The only problem is that it tracks really bad pizza.  This is coming from someone who really likes Tom Monaghan, too. He almost singlehandedly revolutionised the pizza industry. Here is a bit of what he invented: conveyor oven, insulated pizza bag, cardboard pizza box, and car toppers. There is more, too. Plus, he did a really good job with the Tigers. He is as nice a fellow as you will ever meet. But, Dominoes is still bad pizza.


----------



## Michael (Aug 28, 2010)

Not a big fan of Dominos but I will admit that they have recently improved their product. Have you tried it yet Lawrence? It's not the same at all...


----------



## LawrenceU (Aug 28, 2010)

No, I can't eat it. It is laced with MSG. Almost all carryout pizza uses tonnes of MSG. Papa John's is the only national chain that doesn't use MSG on or in their products. The only products that contain it are the Ranch and Blue Cheese dipping sauces. (I used to work at Papa John's.) There are other chains that claim not to use it, but what they are saying legally is that THEY don't use it in the construction of their pizza, but the pepperoni maker, the sausage maker, and so on can use all they want. And, they do. It is cheaper that way. That is why Papa John's usually costs more. 'Better ingredients. . . '


----------



## Michael (Aug 28, 2010)

I agree Papa Johns is far better, but the new Dominos taste is much improved (though I can't comment on the MSG bit).

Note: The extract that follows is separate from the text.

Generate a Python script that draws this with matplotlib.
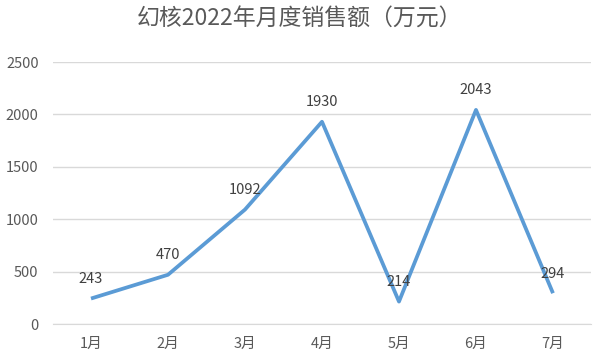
import matplotlib
matplotlib.use("Agg")
import matplotlib.pyplot as plt

plt.rcParams['font.family'] = ['Noto Sans CJK SC', 'DejaVu Sans']

months = ["1月", "2月", "3月", "4月", "5月", "6月", "7月"]
sales = [243, 470, 1092, 1930, 214, 2043, 294]
title = "幻核2022年月度销售额（万元）"

fig = plt.figure(figsize=(6, 3.57), dpi=100)
ax = fig.add_axes([0.0875, 0.0924, 0.8983, 0.7339])

x = list(range(len(months)))
ax.plot(x, sales, color="#5B9BD5", linewidth=2.7, solid_capstyle="butt", zorder=3)
for xi, v in zip(x, sales):
    ax.annotate(str(v), (xi, v), xytext=(0, 9), textcoords="offset points",
                ha="center", va="bottom", fontsize=10.5, color="#404040")

ax.set_xlim(-0.5, len(months) - 0.5)
ax.set_ylim(0, 2500)
ax.set_yticks(range(0, 2501, 500))
ax.set_xticks(x)
ax.set_xticklabels(months)
ax.grid(axis="y", color="#D9D9D9", linewidth=1)
ax.set_axisbelow(True)
for s in ["top", "right", "left"]:
    ax.spines[s].set_visible(False)
ax.spines["bottom"].set_color("#D9D9D9")
ax.tick_params(axis="both", length=0, labelsize=10.5, colors="#595959")
ax.tick_params(axis="x", pad=9)
ax.tick_params(axis="y", pad=10)

fig.text(0.5, 0.945, title, ha="center", va="center", fontsize=16.5, color="#595959")

fig.savefig("out.png", dpi=100)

Being in Atlanta we are spoiled for choice though and as a result there is little reason to settle for the national chains--even the price points are competitive. We have enough local spots around that far surpass the big shots...only catch is that you have to dine in or carryout.


----------



## LawrenceU (Aug 28, 2010)

We have a local place (not far from where we meet for worship) that is incredible. The man that owns it is from Sicily. 'Nuff said.


----------



## Steve Curtis (Aug 28, 2010)

LawrenceU said:


> No, I can't eat it. It is laced with MSG. Almost all carryout pizza uses tonnes of MSG. Papa John's is the only national chain that doesn't use MSG on or in their products. The only products that contain it are the Ranch and Blue Cheese dipping sauces. (I used to work at Papa John's.) There are other chains that claim not to use it, but what they are saying legally is that THEY don't use it in the construction of their pizza, but the pepperoni maker, the sausage maker, and so on can use all they want. And, they do. It is cheaper that way. That is why Papa John's usually costs more. 'Better ingredients. . . '



Didn't Papa John's just get sued over the "Better Ingredient" line because they couldn't prove they used anything substantially different? I don't remember the details, but I thought they either lost the suit or settled.


----------



## LawrenceU (Aug 28, 2010)

I'm not sure about that. I do know that they have extremely high standards for their suppliers of ingredients.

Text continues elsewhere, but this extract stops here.